Two days later, the count is at 4 resistant agents (the 3 offline endpoints processed normally, one of the original 5 self-resolved). The 4 remaining are all on the customer’s primary file server, plus three workstations on the same site. Four agents on the same site is the kind of cluster that means a shared configuration cause, site-specific AV, a GPO, tamper-protection from the customer’s IT team. Run the single-endpoint decommission procedure on each of the four is a reasonable fallback, but premature. Investigate the pattern first; doing the diagnosis once usually solves all four.
Common mistakes
- Declaring the offboarding done as soon as the RMM job completes. RMM success is the command ran; portal disappearance is the agent is gone. Watch the portal.
- Running the bulk uninstall before disconnecting ITDR. Not catastrophic but messy. The ITDR keeps ingesting during the uninstall window, creating identity events on a customer who is meant to be offboarded.
- Forcing a bulk re-push on resistant agents to try again. You get install-state corruption rather than removal.
When to escalate
- Non-trivial agent count remaining after 24 hours, with a pattern (one site, one OU, one OS). Likely a customer-side configuration issue that needs a senior call or a coordinated approach, not a re-push.

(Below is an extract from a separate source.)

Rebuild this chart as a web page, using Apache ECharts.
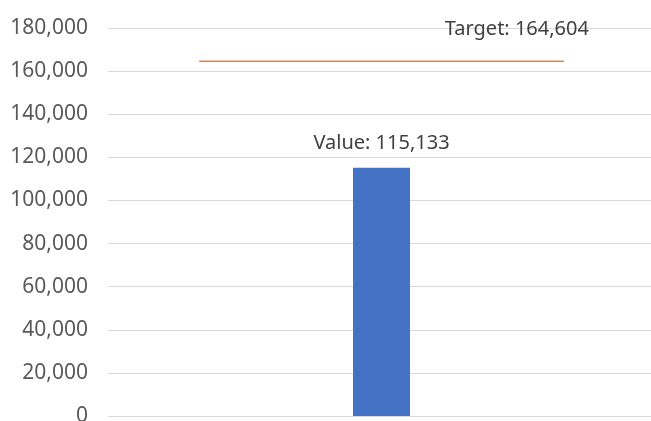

- The uninstall job triggers a flood of EDR detections or canary trips. Stop. The uninstall isn’t supposed to look like attacker behaviour. Bump; don’t escalate the canary trip yourself (canaries are an EDR feature with their own workflow later).
- The customer asks to “stop the uninstall halfway” because they have changed their mind. Commercial / contract question with technical implications. Bump fast; the senior owns whether to reverse course.